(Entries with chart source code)
---

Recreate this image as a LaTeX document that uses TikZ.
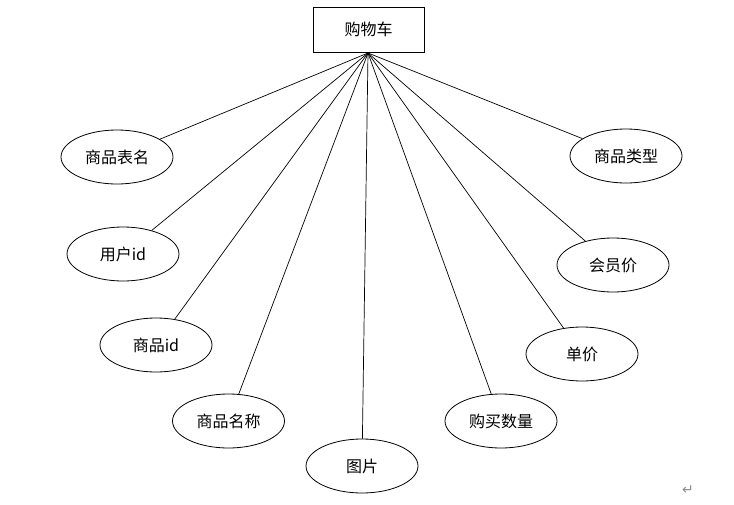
\documentclass[tikz,border=0pt]{standalone}
\usepackage{fontspec}
\newfontfamily\cjkfont{Noto Sans CJK SC}
\newfontfamily\symfont{DejaVu Sans}
\usetikzlibrary{shapes.geometric}
\tikzset{
  attr/.style={ellipse, draw, line width=0.8pt, minimum width=112pt, minimum height=54pt, inner sep=0pt, font=\cjkfont\fontsize{16}{19}\selectfont},
  entity/.style={rectangle, draw, line width=0.9pt, minimum width=111pt, minimum height=45pt, inner sep=0pt, font=\cjkfont\fontsize{16}{19}\selectfont},
  link/.style={line width=0.7pt}
}
\begin{document}
\begin{tikzpicture}[x=1pt,y=-1pt]
\useasboundingbox (0,0) rectangle (734,504);
\node[entity] (cart) at (368.5,29.5) {购物车};
\coordinate (apex) at (368,53);
\node[attr] (a1) at (117,157) {商品表名};
\node[attr] (a2) at (123,254) {用户id};
\node[attr] (a3) at (156,345) {商品id};
\node[attr] (a4) at (228.5,421) {商品名称};
\node[attr] (a5) at (362,466) {图片};
\node[attr] (a6) at (501,421) {购买数量};
\node[attr] (a7) at (582,354) {单价};
\node[attr] (a8) at (613,265) {会员价};
\node[attr] (a9) at (626,156) {商品类型};
\foreach \n in {a1,a2,a3,a4,a5,a6,a7,a8,a9}
  \draw[link] (apex) -- (\n);
\node[font=\symfont\fontsize{14}{16}\selectfont, text=black!45, inner sep=0pt] (ret) at (688,490) {↵};
\end{tikzpicture}
\end{document}
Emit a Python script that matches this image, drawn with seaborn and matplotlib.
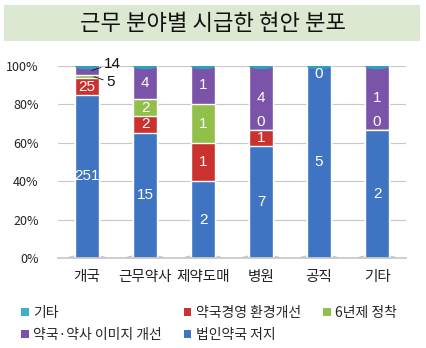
import numpy as np
import pandas as pd
import matplotlib
matplotlib.use("Agg")
import matplotlib.pyplot as plt
import seaborn as sns
from matplotlib.patches import Rectangle, Ellipse

categories = ["개국", "근무약사", "제약도매", "병원", "공직", "기타"]
series_names = ["법인약국 저지", "약국경영 환경개선", "6년제 정착", "약국·약사 이미지 개선", "기타"]
# np.nan = blank (no label); 0 = labelled zero
corp_block = [251, 15, 2, 7, 5, 2]
mgmt_env = [25, 2, 1, 1, np.nan, 0]
six_year = [5, 2, 1, 0, np.nan, np.nan]
image_up = [14, 4, 1, 4, 0, 1]
others = [np.nan, np.nan, np.nan, np.nan, np.nan, np.nan]
colors = ["#3f74c2", "#c9322e", "#92be4a", "#7b53a8", "#3fb0c8"]
yticks = [0, 20, 40, 60, 80, 100]

values = np.array([corp_block, mgmt_env, six_year, image_up, others], dtype=float)
filled = np.nan_to_num(values)
totals = filled.sum(axis=0)
pct = filled / totals * 100
cum = np.cumsum(pct, axis=0)

rows = []
for si, s in enumerate(series_names):
    for ci, c in enumerate(categories):
        rows.append(dict(series=s, category=c, value=values[si, ci],
                         pct=pct[si, ci], cum=cum[si, ci], bottom=cum[si, ci] - pct[si, ci]))
df = pd.DataFrame(rows)

sns.set_theme(style="white")
plt.rcParams["font.family"] = ["Noto Sans CJK KR", "DejaVu Sans"]
num_font = ["Liberation Sans Narrow", "Liberation Sans", "DejaVu Sans"]

fig = plt.figure(figsize=(4.26, 3.48), dpi=100)
fig.patches.append(Rectangle((4/426, 1-41/348), 416/426, 36/348, transform=fig.transFigure,
                             facecolor="#dde8d3", edgecolor="none", zorder=0))
fig.text(0.5, 1-23/348, "근무 분야별 시급한 현안 분포", ha="center", va="center",
         fontsize=16, color="#111111")

ax = fig.add_axes([58/426, 90/348, 348/426, 192/348])
bar_w = 0.42
for si in reversed(range(len(series_names))):
    sub = df[df.series == series_names[si]]
    sns.barplot(data=sub, x="category", y="cum", order=categories, color=colors[si],
                width=bar_w, saturation=1, ax=ax, zorder=2)

# cylinder caps / bottoms derived from drawn bars
bars = [p for p in ax.patches if isinstance(p, Rectangle)][:len(categories)]
for p in bars:
    xc = p.get_x() + p.get_width() / 2
    top = p.get_height()
    ax.add_patch(Ellipse((xc, 0), p.get_width() * 1.6, 3.5, facecolor="#9aa6b8",
                         edgecolor="none", alpha=0.6, zorder=1))
    ax.add_patch(Ellipse((xc, top), p.get_width(), 3.5, facecolor="#2f9fbf",
                         edgecolor="none", zorder=3))

ax.set_ylim(0, 100)
ax.set_xlim(-0.5, len(categories) - 0.5)
ax.set_yticks(yticks)
ax.set_yticklabels([f"{t}%" for t in yticks])
ax.yaxis.grid(True, color="#c8c8c8", linewidth=0.8, zorder=0)
ax.set_axisbelow(True)
for sp in ["top", "right", "left"]:
    ax.spines[sp].set_visible(False)
ax.spines["bottom"].set_color("#c8c8c8")
ax.set_xlabel("")
ax.set_ylabel("")
ax.tick_params(axis="y", length=0, pad=14, labelsize=9, labelcolor="#222222")
ax.tick_params(axis="x", length=0, pad=9, labelsize=10.5, labelcolor="#222222")

# data labels
for ci, c in enumerate(categories):
    for si in range(len(series_names)):
        v = values[si, ci]
        if np.isnan(v):
            continue
        mid = cum[si, ci] - pct[si, ci] / 2
        if ci == 0 and si >= 2:
            # small slices labelled outside with leader lines
            if si == 3:
                xy, off = (ci + 0.08, mid), (9, 5)
            else:
                xy, off = (ci + 0.12, mid), (9, -4)
            ax.annotate(f"{int(v)}", xy=xy, xytext=off,
                        textcoords="offset points", ha="left", va="center", fontsize=11,
                        color="#111111", fontfamily=num_font,
                        arrowprops=dict(arrowstyle="-", color="#222222", lw=0.7,
                                        shrinkA=0, shrinkB=0), zorder=6)
            continue
        if v == 0:
            y = min(cum[si, ci] + 4, 96)
        else:
            y = mid
        ax.text(ci, y, f"{int(v)}", ha="center", va="center", fontsize=11,
                color="white", fontfamily=num_font, zorder=5)

handles = [Rectangle((0, 0), 1, 1, facecolor=col, edgecolor="none") for col in colors]
order = [4, 3, 1, 0, 2]
fig.legend([handles[i] for i in order], [series_names[i] for i in order],
           loc="center", bbox_to_anchor=(0.49, 1 - 324/348), ncol=3, frameon=False,
           fontsize=10, handlelength=0.55, handleheight=0.55, handletextpad=0.3,
           columnspacing=1.6, labelspacing=0.6)

fig.savefig("out.png", dpi=100)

---

EXERCISE DETAILS:
The material above holds pictures; copy everything else in it exactly.

COMPLETE OUTPUT:
Recreate this image as a LaTeX document that uses TikZ.
\documentclass[tikz,border=0pt]{standalone}
\usepackage{fontspec}
\newfontfamily\cjkfont{Noto Sans CJK SC}
\newfontfamily\symfont{DejaVu Sans}
\usetikzlibrary{shapes.geometric}
\tikzset{
  attr/.style={ellipse, draw, line width=0.8pt, minimum width=112pt, minimum height=54pt, inner sep=0pt, font=\cjkfont\fontsize{16}{19}\selectfont},
  entity/.style={rectangle, draw, line width=0.9pt, minimum width=111pt, minimum height=45pt, inner sep=0pt, font=\cjkfont\fontsize{16}{19}\selectfont},
  link/.style={line width=0.7pt}
}
\begin{document}
\begin{tikzpicture}[x=1pt,y=-1pt]
\useasboundingbox (0,0) rectangle (734,504);
\node[entity] (cart) at (368.5,29.5) {购物车};
\coordinate (apex) at (368,53);
\node[attr] (a1) at (117,157) {商品表名};
\node[attr] (a2) at (123,254) {用户id};
\node[attr] (a3) at (156,345) {商品id};
\node[attr] (a4) at (228.5,421) {商品名称};
\node[attr] (a5) at (362,466) {图片};
\node[attr] (a6) at (501,421) {购买数量};
\node[attr] (a7) at (582,354) {单价};
\node[attr] (a8) at (613,265) {会员价};
\node[attr] (a9) at (626,156) {商品类型};
\foreach \n in {a1,a2,a3,a4,a5,a6,a7,a8,a9}
  \draw[link] (apex) -- (\n);
\node[font=\symfont\fontsize{14}{16}\selectfont, text=black!45, inner sep=0pt] (ret) at (688,490) {↵};
\end{tikzpicture}
\end{document}
Emit a Python script that matches this image, drawn with seaborn and matplotlib.
import numpy as np
import pandas as pd
import matplotlib
matplotlib.use("Agg")
import matplotlib.pyplot as plt
import seaborn as sns
from matplotlib.patches import Rectangle, Ellipse

categories = ["개국", "근무약사", "제약도매", "병원", "공직", "기타"]
series_names = ["법인약국 저지", "약국경영 환경개선", "6년제 정착", "약국·약사 이미지 개선", "기타"]
# np.nan = blank (no label); 0 = labelled zero
corp_block = [251, 15, 2, 7, 5, 2]
mgmt_env = [25, 2, 1, 1, np.nan, 0]
six_year = [5, 2, 1, 0, np.nan, np.nan]
image_up = [14, 4, 1, 4, 0, 1]
others = [np.nan, np.nan, np.nan, np.nan, np.nan, np.nan]
colors = ["#3f74c2", "#c9322e", "#92be4a", "#7b53a8", "#3fb0c8"]
yticks = [0, 20, 40, 60, 80, 100]

values = np.array([corp_block, mgmt_env, six_year, image_up, others], dtype=float)
filled = np.nan_to_num(values)
totals = filled.sum(axis=0)
pct = filled / totals * 100
cum = np.cumsum(pct, axis=0)

rows = []
for si, s in enumerate(series_names):
    for ci, c in enumerate(categories):
        rows.append(dict(series=s, category=c, value=values[si, ci],
                         pct=pct[si, ci], cum=cum[si, ci], bottom=cum[si, ci] - pct[si, ci]))
df = pd.DataFrame(rows)

sns.set_theme(style="white")
plt.rcParams["font.family"] = ["Noto Sans CJK KR", "DejaVu Sans"]
num_font = ["Liberation Sans Narrow", "Liberation Sans", "DejaVu Sans"]

fig = plt.figure(figsize=(4.26, 3.48), dpi=100)
fig.patches.append(Rectangle((4/426, 1-41/348), 416/426, 36/348, transform=fig.transFigure,
                             facecolor="#dde8d3", edgecolor="none", zorder=0))
fig.text(0.5, 1-23/348, "근무 분야별 시급한 현안 분포", ha="center", va="center",
         fontsize=16, color="#111111")

ax = fig.add_axes([58/426, 90/348, 348/426, 192/348])
bar_w = 0.42
for si in reversed(range(len(series_names))):
    sub = df[df.series == series_names[si]]
    sns.barplot(data=sub, x="category", y="cum", order=categories, color=colors[si],
                width=bar_w, saturation=1, ax=ax, zorder=2)

# cylinder caps / bottoms derived from drawn bars
bars = [p for p in ax.patches if isinstance(p, Rectangle)][:len(categories)]
for p in bars:
    xc = p.get_x() + p.get_width() / 2
    top = p.get_height()
    ax.add_patch(Ellipse((xc, 0), p.get_width() * 1.6, 3.5, facecolor="#9aa6b8",
                         edgecolor="none", alpha=0.6, zorder=1))
    ax.add_patch(Ellipse((xc, top), p.get_width(), 3.5, facecolor="#2f9fbf",
                         edgecolor="none", zorder=3))

ax.set_ylim(0, 100)
ax.set_xlim(-0.5, len(categories) - 0.5)
ax.set_yticks(yticks)
ax.set_yticklabels([f"{t}%" for t in yticks])
ax.yaxis.grid(True, color="#c8c8c8", linewidth=0.8, zorder=0)
ax.set_axisbelow(True)
for sp in ["top", "right", "left"]:
    ax.spines[sp].set_visible(False)
ax.spines["bottom"].set_color("#c8c8c8")
ax.set_xlabel("")
ax.set_ylabel("")
ax.tick_params(axis="y", length=0, pad=14, labelsize=9, labelcolor="#222222")
ax.tick_params(axis="x", length=0, pad=9, labelsize=10.5, labelcolor="#222222")

# data labels
for ci, c in enumerate(categories):
    for si in range(len(series_names)):
        v = values[si, ci]
        if np.isnan(v):
            continue
        mid = cum[si, ci] - pct[si, ci] / 2
        if ci == 0 and si >= 2:
            # small slices labelled outside with leader lines
            if si == 3:
                xy, off = (ci + 0.08, mid), (9, 5)
            else:
                xy, off = (ci + 0.12, mid), (9, -4)
            ax.annotate(f"{int(v)}", xy=xy, xytext=off,
                        textcoords="offset points", ha="left", va="center", fontsize=11,
                        color="#111111", fontfamily=num_font,
                        arrowprops=dict(arrowstyle="-", color="#222222", lw=0.7,
                                        shrinkA=0, shrinkB=0), zorder=6)
            continue
        if v == 0:
            y = min(cum[si, ci] + 4, 96)
        else:
            y = mid
        ax.text(ci, y, f"{int(v)}", ha="center", va="center", fontsize=11,
                color="white", fontfamily=num_font, zorder=5)

handles = [Rectangle((0, 0), 1, 1, facecolor=col, edgecolor="none") for col in colors]
order = [4, 3, 1, 0, 2]
fig.legend([handles[i] for i in order], [series_names[i] for i in order],
           loc="center", bbox_to_anchor=(0.49, 1 - 324/348), ncol=3, frameon=False,
           fontsize=10, handlelength=0.55, handleheight=0.55, handletextpad=0.3,
           columnspacing=1.6, labelspacing=0.6)

fig.savefig("out.png", dpi=100)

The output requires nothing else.